EXERCISE INSTRUCTIONS: Among the lines of the listing below, retype exactly those from the one containing "Clone this chart" through the one containing "Chart.register(...registerables);", both included. Do not include pictures.

MATERIAL SHOWN:
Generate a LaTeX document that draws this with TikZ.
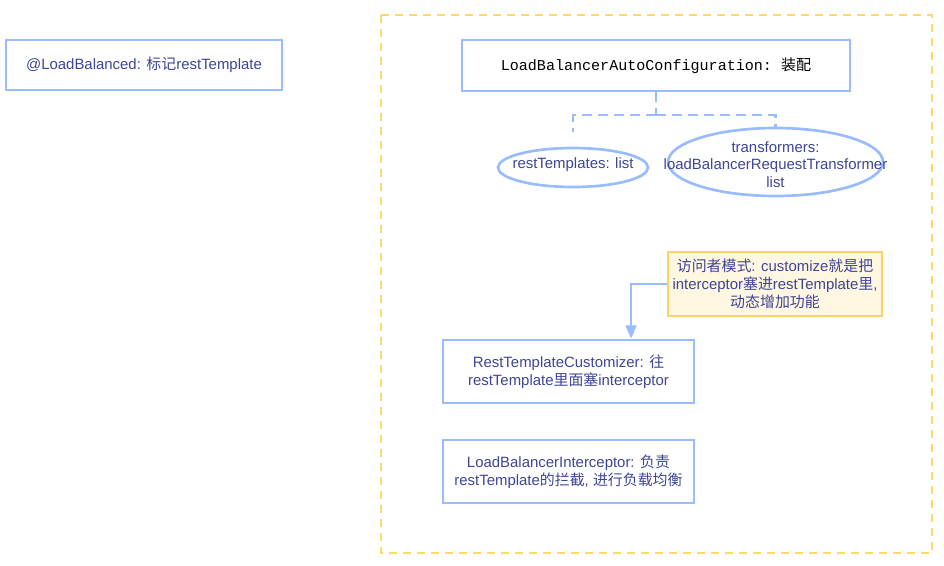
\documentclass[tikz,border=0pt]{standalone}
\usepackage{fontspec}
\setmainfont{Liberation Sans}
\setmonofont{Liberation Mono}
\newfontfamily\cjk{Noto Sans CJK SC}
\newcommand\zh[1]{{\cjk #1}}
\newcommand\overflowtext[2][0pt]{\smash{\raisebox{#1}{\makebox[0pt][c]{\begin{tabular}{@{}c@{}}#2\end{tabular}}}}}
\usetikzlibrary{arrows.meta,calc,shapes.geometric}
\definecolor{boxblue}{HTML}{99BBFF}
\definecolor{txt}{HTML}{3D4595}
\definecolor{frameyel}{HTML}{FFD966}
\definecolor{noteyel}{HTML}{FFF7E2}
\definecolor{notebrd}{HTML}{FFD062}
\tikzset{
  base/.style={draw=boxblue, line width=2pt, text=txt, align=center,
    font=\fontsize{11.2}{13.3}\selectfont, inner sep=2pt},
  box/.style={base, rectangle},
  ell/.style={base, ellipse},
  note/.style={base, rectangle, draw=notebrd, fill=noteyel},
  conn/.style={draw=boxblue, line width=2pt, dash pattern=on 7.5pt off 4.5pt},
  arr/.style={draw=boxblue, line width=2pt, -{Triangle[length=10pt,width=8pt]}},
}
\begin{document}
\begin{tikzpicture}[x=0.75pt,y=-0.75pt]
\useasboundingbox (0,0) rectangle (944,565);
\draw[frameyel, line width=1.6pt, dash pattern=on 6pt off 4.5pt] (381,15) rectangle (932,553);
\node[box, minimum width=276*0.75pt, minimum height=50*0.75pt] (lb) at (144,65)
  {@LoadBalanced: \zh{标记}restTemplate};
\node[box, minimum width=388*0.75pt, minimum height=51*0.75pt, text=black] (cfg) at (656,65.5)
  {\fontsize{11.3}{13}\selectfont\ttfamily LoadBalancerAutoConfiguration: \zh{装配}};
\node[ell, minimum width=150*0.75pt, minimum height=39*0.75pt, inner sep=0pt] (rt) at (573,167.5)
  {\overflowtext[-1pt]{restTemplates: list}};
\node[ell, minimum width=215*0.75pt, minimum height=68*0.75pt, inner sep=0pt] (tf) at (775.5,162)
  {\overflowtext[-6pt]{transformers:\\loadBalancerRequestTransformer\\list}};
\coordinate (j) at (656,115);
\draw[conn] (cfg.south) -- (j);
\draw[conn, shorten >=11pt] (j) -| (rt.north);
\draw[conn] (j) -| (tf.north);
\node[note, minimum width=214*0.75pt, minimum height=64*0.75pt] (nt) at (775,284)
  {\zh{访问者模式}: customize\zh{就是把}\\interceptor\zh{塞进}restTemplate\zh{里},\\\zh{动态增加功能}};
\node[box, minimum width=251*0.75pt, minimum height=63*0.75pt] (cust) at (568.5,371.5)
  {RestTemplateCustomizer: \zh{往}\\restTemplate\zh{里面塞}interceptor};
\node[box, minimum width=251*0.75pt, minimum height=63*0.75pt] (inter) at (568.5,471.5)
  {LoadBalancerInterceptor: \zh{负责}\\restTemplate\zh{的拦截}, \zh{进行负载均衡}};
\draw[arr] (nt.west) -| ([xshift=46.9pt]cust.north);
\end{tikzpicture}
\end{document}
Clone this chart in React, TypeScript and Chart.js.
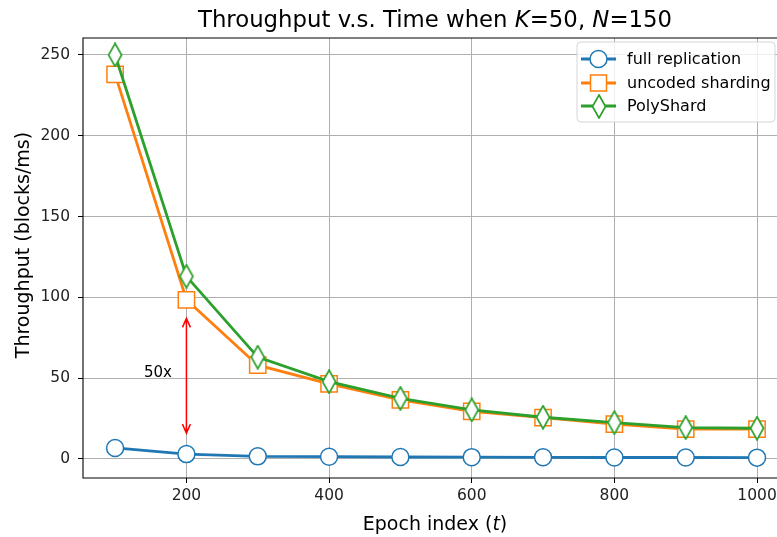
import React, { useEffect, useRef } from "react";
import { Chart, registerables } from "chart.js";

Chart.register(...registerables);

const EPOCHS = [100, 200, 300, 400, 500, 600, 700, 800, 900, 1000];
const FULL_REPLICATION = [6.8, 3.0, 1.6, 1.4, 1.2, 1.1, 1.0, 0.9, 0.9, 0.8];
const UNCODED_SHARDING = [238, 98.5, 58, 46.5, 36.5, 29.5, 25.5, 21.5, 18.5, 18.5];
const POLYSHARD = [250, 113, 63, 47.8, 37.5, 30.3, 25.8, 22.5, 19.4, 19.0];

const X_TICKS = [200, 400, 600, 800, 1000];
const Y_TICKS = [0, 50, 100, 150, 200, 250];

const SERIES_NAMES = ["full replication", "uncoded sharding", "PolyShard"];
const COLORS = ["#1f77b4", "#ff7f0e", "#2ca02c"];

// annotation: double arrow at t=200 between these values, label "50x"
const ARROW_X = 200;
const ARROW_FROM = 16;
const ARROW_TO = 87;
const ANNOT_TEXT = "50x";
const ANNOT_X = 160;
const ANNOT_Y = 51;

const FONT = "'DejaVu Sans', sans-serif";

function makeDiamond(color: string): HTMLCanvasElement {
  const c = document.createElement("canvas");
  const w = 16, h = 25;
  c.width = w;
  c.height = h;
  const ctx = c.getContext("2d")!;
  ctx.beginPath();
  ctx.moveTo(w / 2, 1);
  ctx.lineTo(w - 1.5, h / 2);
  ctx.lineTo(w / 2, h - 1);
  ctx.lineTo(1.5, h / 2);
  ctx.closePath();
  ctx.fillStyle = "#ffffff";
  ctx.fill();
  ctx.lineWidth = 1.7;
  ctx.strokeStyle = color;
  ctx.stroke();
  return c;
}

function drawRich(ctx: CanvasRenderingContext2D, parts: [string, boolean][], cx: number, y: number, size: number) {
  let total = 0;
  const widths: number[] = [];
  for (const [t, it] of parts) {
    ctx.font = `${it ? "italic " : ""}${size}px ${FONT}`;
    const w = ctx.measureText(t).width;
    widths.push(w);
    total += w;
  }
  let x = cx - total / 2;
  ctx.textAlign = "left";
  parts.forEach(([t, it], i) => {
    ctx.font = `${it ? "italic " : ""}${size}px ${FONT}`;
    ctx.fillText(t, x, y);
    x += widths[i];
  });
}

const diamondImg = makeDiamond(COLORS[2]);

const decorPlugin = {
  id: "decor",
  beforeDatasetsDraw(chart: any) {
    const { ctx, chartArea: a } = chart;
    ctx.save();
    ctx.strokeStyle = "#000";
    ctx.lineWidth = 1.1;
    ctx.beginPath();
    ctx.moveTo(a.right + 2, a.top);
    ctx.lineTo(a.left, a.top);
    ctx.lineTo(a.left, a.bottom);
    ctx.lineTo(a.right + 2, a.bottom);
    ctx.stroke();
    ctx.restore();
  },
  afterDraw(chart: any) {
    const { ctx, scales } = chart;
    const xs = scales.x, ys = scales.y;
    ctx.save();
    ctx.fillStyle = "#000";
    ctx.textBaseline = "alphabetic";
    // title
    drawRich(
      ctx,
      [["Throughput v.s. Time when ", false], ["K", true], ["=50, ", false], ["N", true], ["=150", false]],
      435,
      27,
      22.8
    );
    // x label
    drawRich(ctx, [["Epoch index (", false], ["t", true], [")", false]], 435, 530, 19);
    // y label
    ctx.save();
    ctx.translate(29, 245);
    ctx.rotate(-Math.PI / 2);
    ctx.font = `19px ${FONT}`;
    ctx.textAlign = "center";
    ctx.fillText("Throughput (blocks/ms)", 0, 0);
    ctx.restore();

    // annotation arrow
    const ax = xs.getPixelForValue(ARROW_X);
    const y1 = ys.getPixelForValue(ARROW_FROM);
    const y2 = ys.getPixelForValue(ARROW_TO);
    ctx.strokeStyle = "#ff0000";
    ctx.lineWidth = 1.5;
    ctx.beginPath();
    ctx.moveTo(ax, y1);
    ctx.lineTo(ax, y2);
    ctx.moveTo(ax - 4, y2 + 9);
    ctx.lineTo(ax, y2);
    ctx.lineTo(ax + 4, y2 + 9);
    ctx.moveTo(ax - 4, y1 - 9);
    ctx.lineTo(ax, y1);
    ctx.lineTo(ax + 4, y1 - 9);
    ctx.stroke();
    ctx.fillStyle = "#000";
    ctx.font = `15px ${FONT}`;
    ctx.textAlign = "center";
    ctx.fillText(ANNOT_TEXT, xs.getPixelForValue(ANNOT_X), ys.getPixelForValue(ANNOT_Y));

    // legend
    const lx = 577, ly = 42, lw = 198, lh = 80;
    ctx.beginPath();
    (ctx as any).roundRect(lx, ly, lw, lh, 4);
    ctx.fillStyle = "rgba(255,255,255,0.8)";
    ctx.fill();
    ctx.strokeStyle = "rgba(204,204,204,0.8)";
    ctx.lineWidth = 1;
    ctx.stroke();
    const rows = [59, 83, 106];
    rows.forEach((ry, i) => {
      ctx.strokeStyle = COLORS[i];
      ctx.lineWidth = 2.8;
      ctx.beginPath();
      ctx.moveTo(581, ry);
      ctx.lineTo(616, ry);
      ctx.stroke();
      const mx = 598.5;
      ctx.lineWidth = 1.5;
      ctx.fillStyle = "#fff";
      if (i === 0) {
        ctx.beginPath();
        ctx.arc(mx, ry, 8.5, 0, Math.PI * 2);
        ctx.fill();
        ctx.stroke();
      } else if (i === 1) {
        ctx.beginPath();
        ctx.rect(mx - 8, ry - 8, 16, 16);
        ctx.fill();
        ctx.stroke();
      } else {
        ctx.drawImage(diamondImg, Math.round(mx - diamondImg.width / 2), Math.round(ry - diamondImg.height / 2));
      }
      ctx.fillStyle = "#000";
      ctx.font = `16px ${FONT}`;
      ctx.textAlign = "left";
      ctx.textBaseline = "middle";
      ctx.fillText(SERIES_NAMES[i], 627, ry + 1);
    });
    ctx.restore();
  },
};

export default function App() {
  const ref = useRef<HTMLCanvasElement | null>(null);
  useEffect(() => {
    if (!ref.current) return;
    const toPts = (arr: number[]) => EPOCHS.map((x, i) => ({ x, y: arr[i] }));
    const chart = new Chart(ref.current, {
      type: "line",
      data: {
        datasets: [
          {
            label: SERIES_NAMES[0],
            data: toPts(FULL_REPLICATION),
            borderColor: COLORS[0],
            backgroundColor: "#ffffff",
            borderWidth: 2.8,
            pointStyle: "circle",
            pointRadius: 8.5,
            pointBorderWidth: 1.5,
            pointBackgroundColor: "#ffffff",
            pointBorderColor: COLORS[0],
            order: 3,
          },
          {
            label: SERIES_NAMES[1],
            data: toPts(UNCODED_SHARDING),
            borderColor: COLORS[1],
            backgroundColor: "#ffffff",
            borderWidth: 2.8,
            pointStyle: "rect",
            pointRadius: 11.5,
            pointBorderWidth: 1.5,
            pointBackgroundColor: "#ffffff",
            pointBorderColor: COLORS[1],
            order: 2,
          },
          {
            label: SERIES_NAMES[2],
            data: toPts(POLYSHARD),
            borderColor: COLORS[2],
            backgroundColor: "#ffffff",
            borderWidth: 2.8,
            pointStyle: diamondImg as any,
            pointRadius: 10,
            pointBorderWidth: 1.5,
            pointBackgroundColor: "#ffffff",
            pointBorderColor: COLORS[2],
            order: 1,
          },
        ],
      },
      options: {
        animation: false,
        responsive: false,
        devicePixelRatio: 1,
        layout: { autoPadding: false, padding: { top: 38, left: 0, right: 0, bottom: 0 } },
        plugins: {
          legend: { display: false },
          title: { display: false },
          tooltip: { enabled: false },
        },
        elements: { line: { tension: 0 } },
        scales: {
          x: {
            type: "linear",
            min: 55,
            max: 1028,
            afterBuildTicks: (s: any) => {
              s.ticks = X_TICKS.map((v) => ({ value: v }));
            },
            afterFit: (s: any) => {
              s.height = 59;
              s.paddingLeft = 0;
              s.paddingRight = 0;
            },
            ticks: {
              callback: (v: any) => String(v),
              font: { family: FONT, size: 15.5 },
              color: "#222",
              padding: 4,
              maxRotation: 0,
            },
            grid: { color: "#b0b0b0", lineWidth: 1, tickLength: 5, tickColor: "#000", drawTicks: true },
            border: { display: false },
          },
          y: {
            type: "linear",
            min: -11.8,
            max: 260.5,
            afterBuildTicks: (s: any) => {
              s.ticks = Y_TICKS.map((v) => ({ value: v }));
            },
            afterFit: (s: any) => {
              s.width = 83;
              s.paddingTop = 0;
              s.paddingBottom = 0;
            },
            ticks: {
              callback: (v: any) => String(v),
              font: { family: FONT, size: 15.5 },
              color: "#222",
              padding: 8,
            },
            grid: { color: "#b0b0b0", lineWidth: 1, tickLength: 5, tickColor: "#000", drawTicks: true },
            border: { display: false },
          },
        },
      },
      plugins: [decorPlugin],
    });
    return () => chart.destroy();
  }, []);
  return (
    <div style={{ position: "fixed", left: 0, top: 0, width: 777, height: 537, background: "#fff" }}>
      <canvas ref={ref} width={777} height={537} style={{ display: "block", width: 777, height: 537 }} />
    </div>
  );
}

ANSWER TO THE EXERCISE:
Clone this chart in React, TypeScript and Chart.js.
import React, { useEffect, useRef } from "react";
import { Chart, registerables } from "chart.js";

Chart.register(...registerables);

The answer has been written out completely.